An evening at La Dame de Pic, in the brand new Four Seasons, with 14 select Family Offices from across the globe? Yes, please. Welcoming champagne cocktails, a private dining room and the chance to discuss what’s making family office money move in 2017? Even more so.
Many of you will, of course, be very familiar with the Four Seasons experience around the world. However, if you haven’t heard of Anne-Sophie Pic’s opening within its latest Ten Trinity Square (London) outpost, well, you must have been under a rock for the past six months. Chefs from across the capital and the globe alike have been making the pilgrimage here since it opened just a few months ago. And for good reason.
Deft and delicate whilst still managing to achieve unjustifiable levels of comfort, Pic’s menu and experience will surely become a firm favourite and, dare we say, a modern institution. Pic carries a rare 3 Michelin stars and was named World’s Best Female Chef in 2011 which begs the question – why has such a pedigree come to this part of town? It’s quite out of the way if you are a London-location-traditionalist/not visiting the Tower of London. But its place in one of the grandest new hotels and members club in town, coupled with renewed joie de vivre in the area, will surely elevate it and it surrounds alike. Both sides of the river in the locale are seemingly staking their place-making claims recently (see our recent event at One Tower Bridge across the water here) and long may it continue.
Our evening started in the Rotunda, the building’s imposing bas-relief arena renovated to echo its history. Ten Trinity was formally the Port of London Authority and the very heart of the UK’s global trading empire, so there are so representations of the elements, seasons and corners of the globe, placing us right at the centre. Fitting, given our guests sprang not only from UK Families but also from Geneva, Palo Alto, Shanghai and New York, to name a few. It’s taken six years of (Chinese-Family-Office-backed) investment to rebuild Ten Trinity to this standard and this is reflected throughout. We’re greeted with the choice of a glass of Perrier Jouet at the welcoming brass-heavy bar and left to connect amongst ourselves before moving to dinner.
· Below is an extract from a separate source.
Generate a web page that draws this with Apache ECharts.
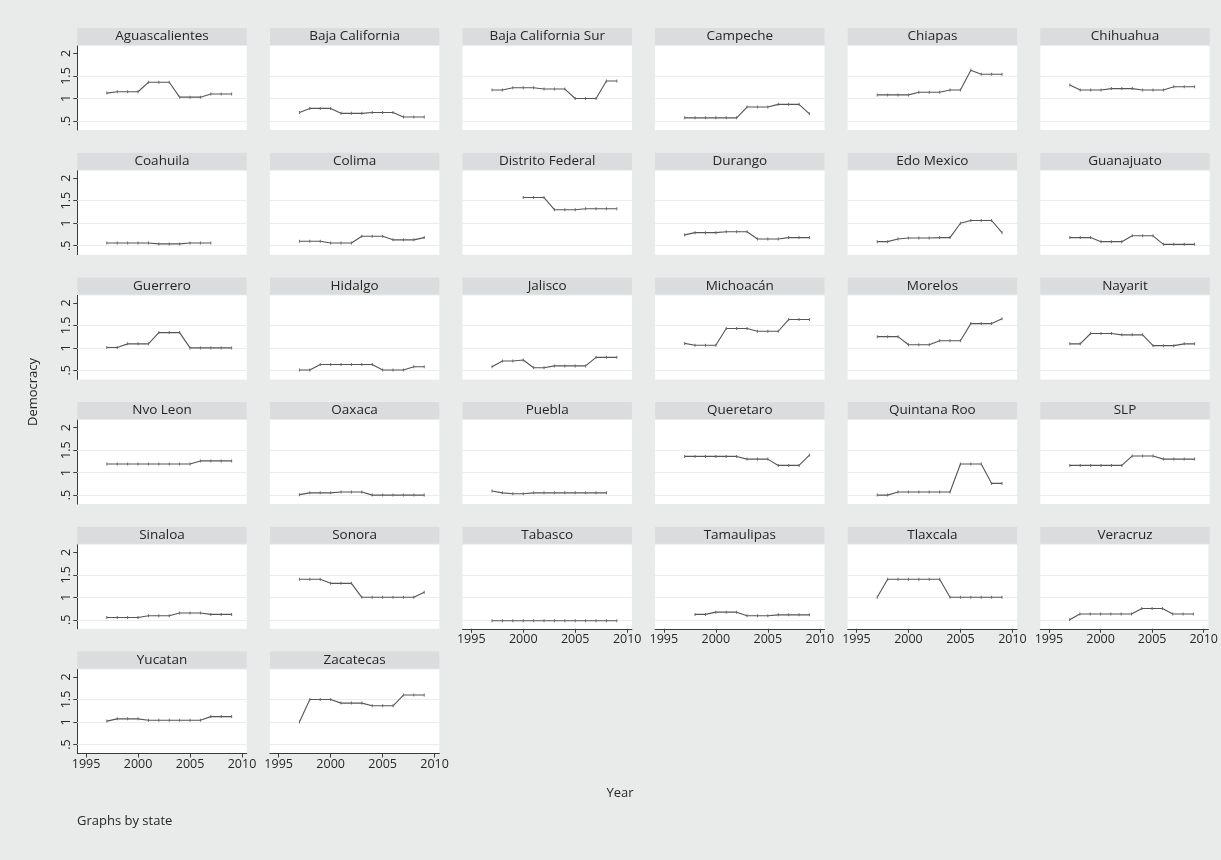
<!DOCTYPE html>
<html>
<head>
<meta charset="utf-8">
<script src="https://cdn.jsdelivr.net/npm/echarts@6/dist/echarts.min.js"></script>
<style>
  html, body { margin: 0; padding: 0; background: #e9ebeb; }
  #chart { width: 1221px; height: 860px; }
</style>
</head>
<body>
<div id="chart"></div>
<script>
// Democracy index by Mexican state, 1997-2009 (null = no observation)
const years = [1997, 1998, 1999, 2000, 2001, 2002, 2003, 2004, 2005, 2006, 2007, 2008, 2009];
const yTicks = [0.5, 1, 1.5, 2];
const yTickLabels = ['.5', '1', '1.5', '2'];
const xTicks = [1995, 2000, 2005, 2010];
const gridValues = [0.5, 1, 1.5];

const aguascalientes    = [1.12, 1.15, 1.15, 1.15, 1.36, 1.36, 1.36, 1.03, 1.03, 1.03, 1.10, 1.10, 1.10];
const bajaCalifornia    = [0.69, 0.78, 0.78, 0.78, 0.67, 0.67, 0.67, 0.69, 0.69, 0.69, 0.59, 0.59, 0.59];
const bajaCaliforniaSur = [1.19, 1.19, 1.24, 1.24, 1.24, 1.21, 1.21, 1.21, 1.00, 1.00, 1.00, 1.39, 1.39];
const campeche          = [0.57, 0.57, 0.57, 0.57, 0.57, 0.57, 0.81, 0.81, 0.81, 0.87, 0.87, 0.87, 0.66];
const chiapas           = [1.08, 1.08, 1.08, 1.08, 1.14, 1.14, 1.14, 1.19, 1.19, 1.63, 1.54, 1.54, 1.54];
const chihuahua         = [1.30, 1.19, 1.19, 1.19, 1.22, 1.22, 1.22, 1.19, 1.19, 1.19, 1.26, 1.26, 1.26];
const coahuila          = [0.56, 0.56, 0.56, 0.56, 0.56, 0.54, 0.54, 0.54, 0.56, 0.56, 0.56, null, null];
const colima            = [0.60, 0.60, 0.60, 0.56, 0.56, 0.56, 0.71, 0.71, 0.71, 0.63, 0.63, 0.63, 0.68];
const distritoFederal   = [null, null, null, 1.57, 1.57, 1.57, 1.30, 1.30, 1.30, 1.32, 1.32, 1.32, 1.32];
const durango           = [0.74, 0.79, 0.79, 0.79, 0.81, 0.81, 0.81, 0.65, 0.65, 0.65, 0.68, 0.68, 0.68];
const edoMexico         = [0.59, 0.59, 0.65, 0.67, 0.67, 0.67, 0.68, 0.68, 1.00, 1.06, 1.06, 1.06, 0.79];
const guanajuato        = [0.68, 0.68, 0.68, 0.59, 0.59, 0.59, 0.72, 0.72, 0.72, 0.53, 0.53, 0.53, 0.53];
const guerrero          = [1.01, 1.01, 1.09, 1.09, 1.09, 1.34, 1.34, 1.34, 1.00, 1.00, 1.00, 1.00, 1.00];
const hidalgo           = [0.51, 0.51, 0.63, 0.63, 0.63, 0.63, 0.63, 0.63, 0.51, 0.51, 0.51, 0.58, 0.58];
const jalisco           = [0.58, 0.71, 0.71, 0.73, 0.56, 0.56, 0.60, 0.60, 0.60, 0.60, 0.79, 0.79, 0.79];
const michoacan         = [1.10, 1.06, 1.06, 1.06, 1.43, 1.43, 1.43, 1.37, 1.37, 1.37, 1.63, 1.63, 1.63];
const morelos           = [1.25, 1.25, 1.25, 1.07, 1.07, 1.07, 1.16, 1.16, 1.16, 1.54, 1.54, 1.54, 1.65];
const nayarit           = [1.09, 1.09, 1.32, 1.32, 1.32, 1.29, 1.29, 1.29, 1.05, 1.05, 1.05, 1.09, 1.09];
const nvoLeon           = [1.19, 1.19, 1.19, 1.19, 1.19, 1.19, 1.19, 1.19, 1.19, 1.26, 1.26, 1.26, 1.26];
const oaxaca            = [0.51, 0.55, 0.55, 0.55, 0.57, 0.57, 0.57, 0.50, 0.50, 0.50, 0.50, 0.50, 0.50];
const puebla            = [0.59, 0.55, 0.53, 0.53, 0.55, 0.55, 0.55, 0.55, 0.55, 0.55, 0.55, 0.55, null];
const queretaro         = [1.36, 1.36, 1.36, 1.36, 1.36, 1.36, 1.30, 1.30, 1.30, 1.16, 1.16, 1.16, 1.39];
const quintanaRoo       = [0.50, 0.50, 0.57, 0.57, 0.57, 0.57, 0.57, 0.57, 1.19, 1.19, 1.19, 0.76, 0.76];
const slp               = [1.16, 1.16, 1.16, 1.16, 1.16, 1.16, 1.37, 1.37, 1.37, 1.30, 1.30, 1.30, 1.30];
const sinaloa           = [0.55, 0.55, 0.55, 0.55, 0.59, 0.59, 0.59, 0.65, 0.65, 0.65, 0.62, 0.62, 0.62];
const sonora            = [1.40, 1.40, 1.40, 1.31, 1.31, 1.31, 1.00, 1.00, 1.00, 1.00, 1.00, 1.00, 1.11];
const tabasco           = [0.48, 0.48, 0.48, 0.48, 0.48, 0.48, 0.48, 0.48, 0.48, 0.48, 0.48, 0.48, 0.48];
const tamaulipas        = [null, 0.62, 0.62, 0.67, 0.67, 0.67, 0.59, 0.59, 0.59, 0.61, 0.61, 0.61, 0.61];
const tlaxcala          = [1.00, 1.40, 1.40, 1.40, 1.40, 1.40, 1.40, 1.00, 1.00, 1.00, 1.00, 1.00, 1.00];
const veracruz          = [0.50, 0.63, 0.63, 0.63, 0.63, 0.63, 0.63, 0.75, 0.75, 0.75, 0.63, 0.63, 0.63];
const yucatan           = [1.02, 1.07, 1.07, 1.07, 1.04, 1.04, 1.04, 1.04, 1.04, 1.04, 1.12, 1.12, 1.12];
const zacatecas         = [1.00, 1.50, 1.50, 1.50, 1.42, 1.42, 1.42, 1.36, 1.36, 1.36, 1.60, 1.60, 1.60];

const stateNames = [
  'Aguascalientes', 'Baja California', 'Baja California Sur', 'Campeche', 'Chiapas', 'Chihuahua',
  'Coahuila', 'Colima', 'Distrito Federal', 'Durango', 'Edo Mexico', 'Guanajuato',
  'Guerrero', 'Hidalgo', 'Jalisco', 'Michoacán', 'Morelos', 'Nayarit',
  'Nvo Leon', 'Oaxaca', 'Puebla', 'Queretaro', 'Quintana Roo', 'SLP',
  'Sinaloa', 'Sonora', 'Tabasco', 'Tamaulipas', 'Tlaxcala', 'Veracruz',
  'Yucatan', 'Zacatecas'
];
const stateValues = [
  aguascalientes, bajaCalifornia, bajaCaliforniaSur, campeche, chiapas, chihuahua,
  coahuila, colima, distritoFederal, durango, edoMexico, guanajuato,
  guerrero, hidalgo, jalisco, michoacan, morelos, nayarit,
  nvoLeon, oaxaca, puebla, queretaro, quintanaRoo, slp,
  sinaloa, sonora, tabasco, tamaulipas, tlaxcala, veracruz,
  yucatan, zacatecas
];

// panel geometry
const NCOL = 6;
const LEFT0 = 77.3, COL_STEP = 192.6, PLOT_W = 169.4;
const TOP0 = 46, ROW_STEP = 124.7, PLOT_H = 84;
const STRIP_H = 17;
const FONT = '"Open Sans", "Noto Sans", sans-serif';
const INK = '#262626';
const LINE = '#555555';

const n = stateNames.length;
const lastRowOfCol = [];
for (let c = 0; c < NCOL; c++) {
  let r = 0;
  for (let i = c; i < n; i += NCOL) r = Math.floor(i / NCOL);
  lastRowOfCol.push(r);
}

const grids = [], xAxes = [], yAxes = [], series = [], graphics = [];

for (let i = 0; i < n; i++) {
  const row = Math.floor(i / NCOL), col = i % NCOL;
  const left = LEFT0 + col * COL_STEP;
  const top = TOP0 + row * ROW_STEP;
  const showX = row === lastRowOfCol[col];
  const showY = col === 0;

  grids.push({
    left: left, top: top, width: PLOT_W, height: PLOT_H,
    show: true, backgroundColor: '#ffffff', borderWidth: 0
  });

  xAxes.push({
    type: 'value', gridIndex: i, min: 1994.16, max: 2010.45,
    axisLine: { show: showX, onZero: false, lineStyle: { color: '#3a3a3a', width: 1 } },
    axisTick: { show: showX, customValues: xTicks, length: 4, lineStyle: { color: '#3a3a3a' } },
    axisLabel: {
      show: showX, customValues: xTicks, margin: 4,
      fontFamily: FONT, fontSize: 12.5, color: INK,
      formatter: v => String(v)
    },
    splitLine: { show: false }
  });

  yAxes.push({
    type: 'value', gridIndex: i, min: 0.3, max: 2.167,
    axisLine: { show: showY, lineStyle: { color: '#3a3a3a', width: 1 } },
    axisTick: { show: showY, customValues: yTicks, length: 4, lineStyle: { color: '#3a3a3a' } },
    axisLabel: {
      show: showY, customValues: yTicks, rotate: 90, margin: 4,
      fontFamily: FONT, fontSize: 12.5, color: INK,
      formatter: v => yTickLabels[yTicks.indexOf(v)] ?? String(v)
    },
    splitLine: { show: false }
  });

  const pts = years.map((y, k) => [y, stateValues[i][k]]);

  // light horizontal grid lines, kept beneath the data line
  series.push({
    type: 'line', xAxisIndex: i, yAxisIndex: i, z: 1, silent: true,
    data: pts, showSymbol: false, lineStyle: { opacity: 0 },
    markLine: {
      z: 1, silent: true, symbol: 'none', label: { show: false },
      lineStyle: { color: '#ececec', width: 1, type: 'solid' },
      emphasis: { disabled: true },
      data: gridValues.map(v => ({ yAxis: v }))
    }
  });

  series.push({
    type: 'line', xAxisIndex: i, yAxisIndex: i, z: 10, name: stateNames[i],
    data: pts, connectNulls: false,
    symbol: 'rect', symbolSize: [1, 3], showSymbol: true, showAllSymbol: true,
    itemStyle: { color: '#6a6a6a' },
    lineStyle: { color: LINE, width: 1.1 },
    emphasis: { disabled: true }
  });

  // state title strip
  graphics.push({
    type: 'rect', silent: true,
    shape: { x: left, y: top - STRIP_H - 1, width: PLOT_W, height: STRIP_H },
    style: { fill: '#dadcdd' }
  });
  graphics.push({
    type: 'text', silent: true,
    x: left + PLOT_W / 2, y: top - 1 - STRIP_H / 2,
    style: {
      text: stateNames[i], fill: INK, font: '13.5px ' + FONT,
      align: 'center', verticalAlign: 'middle'
    }
  });
}

graphics.push({
  type: 'text', silent: true, x: 33, y: 392, rotation: Math.PI / 2,
  style: { text: 'Democracy', fill: INK, font: '13px ' + FONT, align: 'center', verticalAlign: 'middle' }
});
graphics.push({
  type: 'text', silent: true, x: 620, y: 793,
  style: { text: 'Year', fill: INK, font: '13px ' + FONT, align: 'center', verticalAlign: 'middle' }
});
graphics.push({
  type: 'text', silent: true, x: 77, y: 821,
  style: { text: 'Graphs by state', fill: INK, font: '13px ' + FONT, align: 'left', verticalAlign: 'middle' }
});

const chart = echarts.init(document.getElementById('chart'), null, { renderer: 'canvas' });
chart.setOption({
  animation: false,
  backgroundColor: '#e9ebeb',
  grid: grids,
  xAxis: xAxes,
  yAxis: yAxes,
  series: series,
  graphic: graphics
});
</script>
</body>
</html>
La Dame De Pic, whilst very much part of the hotel, holds its spot in its own wing, so feels quite independent. It’s not necessarily the warmest place in the world, the open dining area feeling relatively sparse, but as we are ushered to the private dining room this is quickly forgotten. A surprisingly young team are far too well informed and seasoned for their years and we slip seamlessly into our leathered seats.
As is traditional, Gus Morison (Founder and CEO of Family Office Brunch and HedgeBrunch) welcomed the guests and kicked off an open table discussion exploring the key themes of the family office world this year. Each guest in turn introduced themselves and their current projects or insights as an unannounced cup of consommé arrived. Pleasant and refreshing this was swiftly followed by a whipped and unctuous purée of cauliflower topped with grated grilled Mimolette. A start displaying that Pic has the ability to comfort and gratify with a delightful lightness of touch. Conversation gathered pace spurred on as our next courses arrived and, though Chatham House rules were in effect, headline themes of increased investment sophistication, co-investment and co-operation pervaded. We’ll be covering these further at our next event on April 28th too. We also explored the evolution of the hedge fund world and how family offices are still involved – heartening stuff which will require action from managers if they want to adapt (see our upcoming Monaco dinner for more here).
Royal Sea Bream Marinated with Tasmanian pepper berry – Meyer lemon Junmai sake ice cream – Petrossian caviar Berlingots pasta parcels Brillat Savarin cheese- Seasonal wild mushrooms, Tonka bean and Voatsiperifery pepper – John Dory Cooked ‘meunière’, beetroot, lovage Sabayon and saffron sauce – Challans Chicken Marinated in sake – Hispi cabbage with razor clams Gilou lemon and sauce – Suprême Sencha “Vacherin” Geranium roast, grapefruit and hibiscus meringue.
Honestly, given the intricacy of the five courses of complex-simplicity that made up our menu, we’d challenge anyone to cover it in less than 5,000 words. It was good. It was great. It was familiar, unexpected, comforting, exciting, nostalgic and electrifying. And over the 90 odd minutes that passed from consomme to coffee, we had learnt more about work and more about play. Mission accomplished.
As latter courses and coffee came and went, the evening drew to a close. However, the die-hards moved on to few rounds of Bergamot Negronis, just to dot and cross, of course. Both refined and addictive, these were a perfect refrain for the five exquisite courses, having been crafted to elicit familiar comfort with a familiar twist. It was an association that became obvious only after it was made, which is a pleasingly neat way of summarising both the Four Seasons establishment in this part of town and La Dame de Pic with in. Worth the visit, worth the spend and worth experiencing sooner rather than later.